La construction participative semble faciliter le ruissellement, l’appropriation et la mise en œuvre. Le nombre des valeurs semble être un point d’attention ; il faut trouver le juste équilibre entre trop et pas assez : pour refléter la richesse de l’organisation sans devenir complètement inintelligible et permettre une déclinaison opérationnelle simple.

Faire vivre les valeurs

  • Le lancement avec « faste » pour un impact plus grand, à grand renfort de communication et de rappel quotidien s’oppose à des cultures où « on vit plus les valeurs qu’on ne les affiche »
  • Utilisation de canaux de communication différents et multiples pour être sûr de toucher l’ensemble des collaborateurs quels que soient les vecteurs auxquels ils sont le plus sensible. « On ne peut pas sentir des valeurs, on doit les voir ».
  • Importance des valeurs dès le recrutement, impact sur la marque employeur. Les valeurs peuvent servir de référence pour évaluer la compatibilité d’un futur collaborateur. Les futures recrues questionnent d’ailleurs de plus en plus souvent sur les valeurs de l’organisation.
  • Lors de l’intégration les valeurs sont affichées, expliquées et explicitées
  • Les valeurs sont déclinées de façon opérationnelle et peuvent servir de support pour les actions terrain du quotidien, les entretiens annuels, les entretiens individuels, les projets divers, les relations avec l’externe… « je reviens du Café Studieux, je fais un compte-rendu et débriefe mon équipe dans l’esprit de la valeur Learn and Share de mon organisation ».
  • La ligne managériale est souvent la première impactée pour faire vivre ses valeurs, les managers doivent être formés, alignés et en capacité de traduire ces valeurs auprès de leurs équipes et dans l’opérationnel.

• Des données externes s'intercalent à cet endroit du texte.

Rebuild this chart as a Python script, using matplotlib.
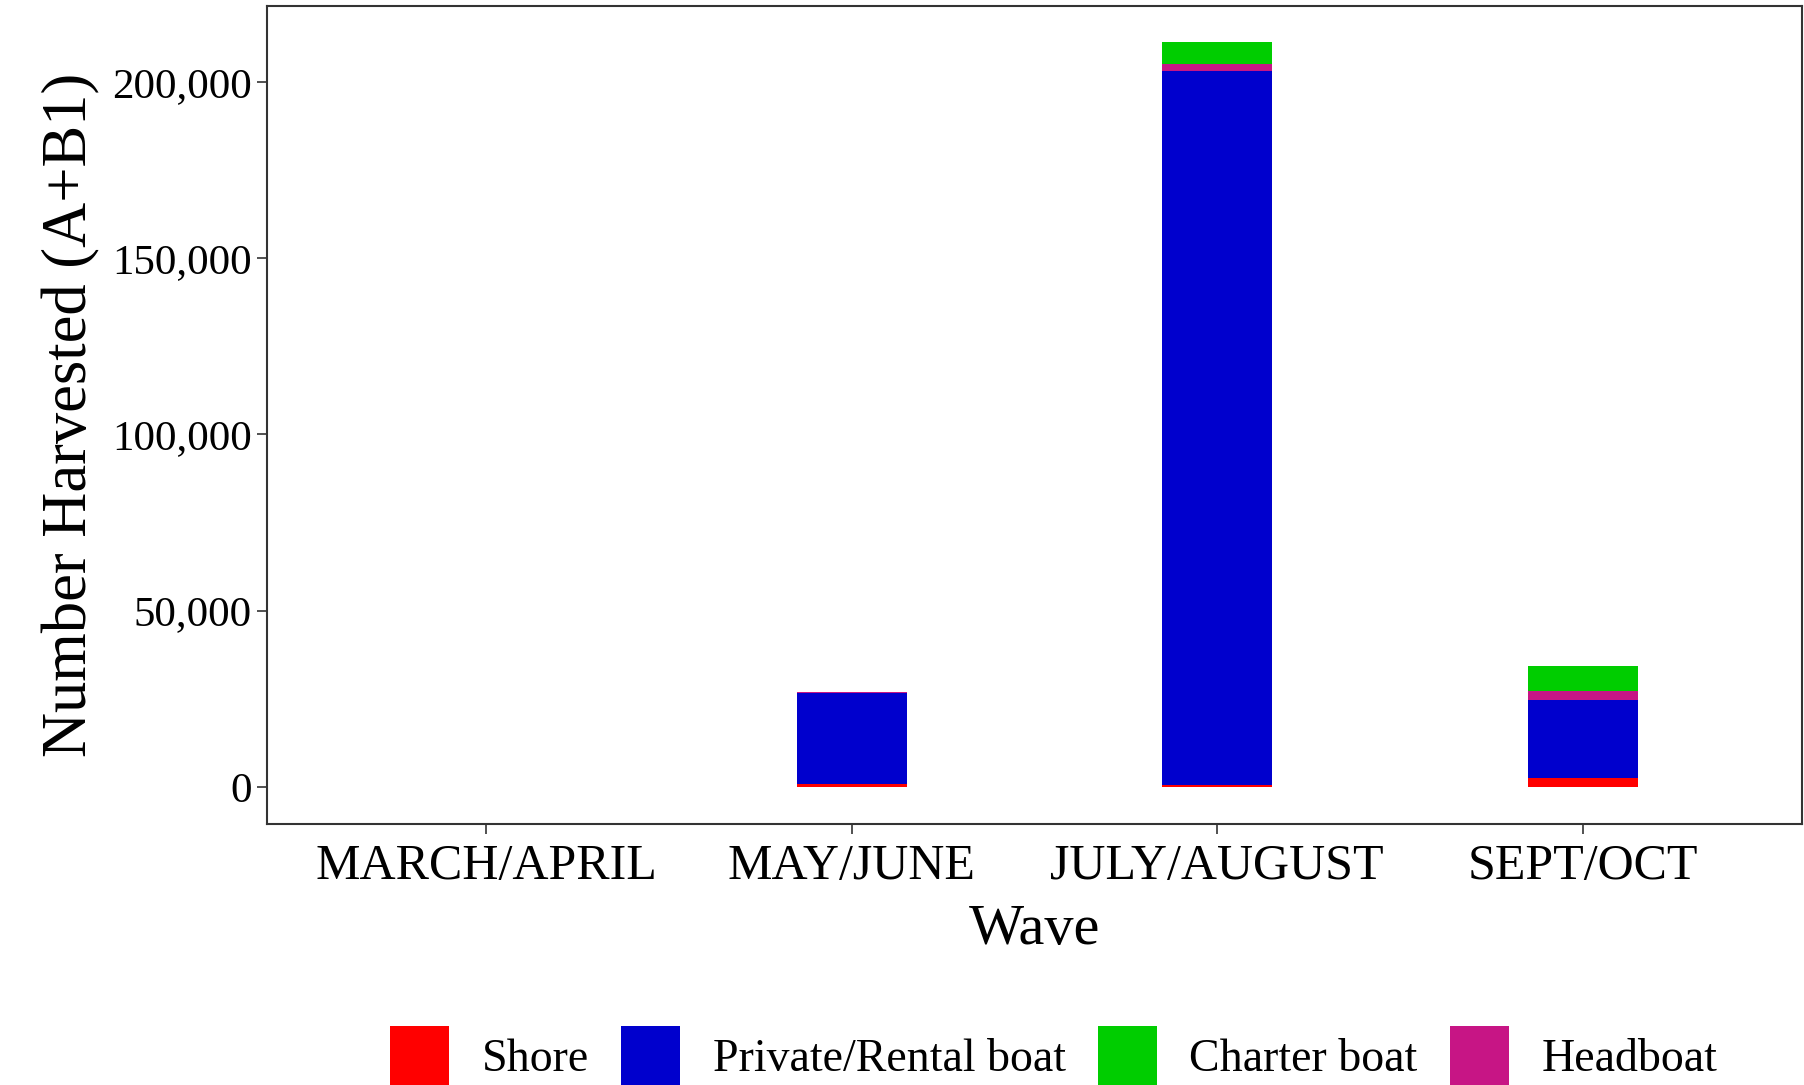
import numpy as np
import matplotlib
matplotlib.use("Agg")
import matplotlib.pyplot as plt
from matplotlib.ticker import FuncFormatter
from matplotlib.patches import Patch

# Harvest by wave and fishing mode
waves = ["MARCH/APRIL", "MAY/JUNE", "JULY/AUGUST", "SEPT/OCT"]
shore = [0, 700, 600, 2500]
private_rental = [0, 25900, 202400, 22200]
headboat = [0, 400, 2200, 2400]
charter = [0, 0, 6000, 7200]

colors = {"Shore": "#FF0000", "Private/Rental boat": "#0000CD",
          "Charter boat": "#00CD00", "Headboat": "#C71585"}

plt.rcParams['font.family'] = ['Liberation Serif', 'DejaVu Serif']

fig = plt.figure(figsize=(18.04, 10.85), dpi=100)
ax = fig.add_axes([0.148, 0.2406, 0.8509, 0.7539])

x = np.arange(len(waves))
w = 0.3
# stacking order bottom -> top: shore, private, headboat, charter
bottom = np.zeros(len(waves))
for name, vals in [("Shore", shore), ("Private/Rental boat", private_rental),
                   ("Headboat", headboat), ("Charter boat", charter)]:
    vals = np.array(vals, dtype=float)
    ax.bar(x, vals, w, bottom=bottom, color=colors[name], linewidth=0)
    bottom += vals

ax.set_xlim(-0.6, len(waves) - 0.4)
ax.set_ylim(-10550, 221550)
ax.set_yticks([0, 50000, 100000, 150000, 200000])
ax.yaxis.set_major_formatter(FuncFormatter(lambda v, p: f"{int(v):,}"))
ax.set_xticks(x)
ax.set_xticklabels(waves)

ax.tick_params(axis='y', labelsize=31, length=7, width=1.2, color='#333333', pad=4)
ax.tick_params(axis='x', labelsize=36, length=7, width=1.2, color='#333333', pad=7)
for s in ax.spines.values():
    s.set_color('#333333')
    s.set_linewidth(1.5)

ax.set_xlabel("Wave", fontsize=42, labelpad=10)
ax.set_ylabel("Number Harvested (A+B1)", fontsize=45, labelpad=8)

handles = [Patch(facecolor=colors[n], edgecolor='none', label=n)
           for n in ["Shore", "Private/Rental boat", "Charter boat", "Headboat"]]
fig.legend(handles=handles, loc='center', bbox_to_anchor=(0.584, 0.027),
           ncol=4, frameon=False, fontsize=33, handlelength=1.3,
           handleheight=1.6, handletextpad=0.7, columnspacing=0.7)

fig.savefig("out.png", dpi=100)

Pour terminer ce focus voici les points d’attention soulevés par nombre de participants en ce qui concerne le travail sur les valeurs :

  • La posture de la direction est essentielle et les valeurs doivent être incarnées au plus haut niveau
  • Les projets autour des valeurs ne concernent pas que les RH mais bien toute l’entreprise
  • Les valeurs doivent être clairement expliquées dans le contexte de l’entreprise et de sa stratégie. Pourquoi pas illustrées. Au risque sinon d’être mal comprises et « utilisées »
  • Il est important de pouvoir « mesurer » la compréhension, l’adhésion, l’utilisation… lors d’entretiens par exemple ou à l’aide d’outils tels que Bleexo.
  • Les valeurs peuvent évoluer si cette évolution est accompagnée. La suppression d’une valeur peut être par exemple un point de crispation si elle est incarnée par certains collaborateurs.
  • L’ensemble des valeurs ne sera jamais partagé par l’ensemble des collaborateurs mais on peut tendre vers un consensus facilité par une cohérence stratégique et une explicitation régulière.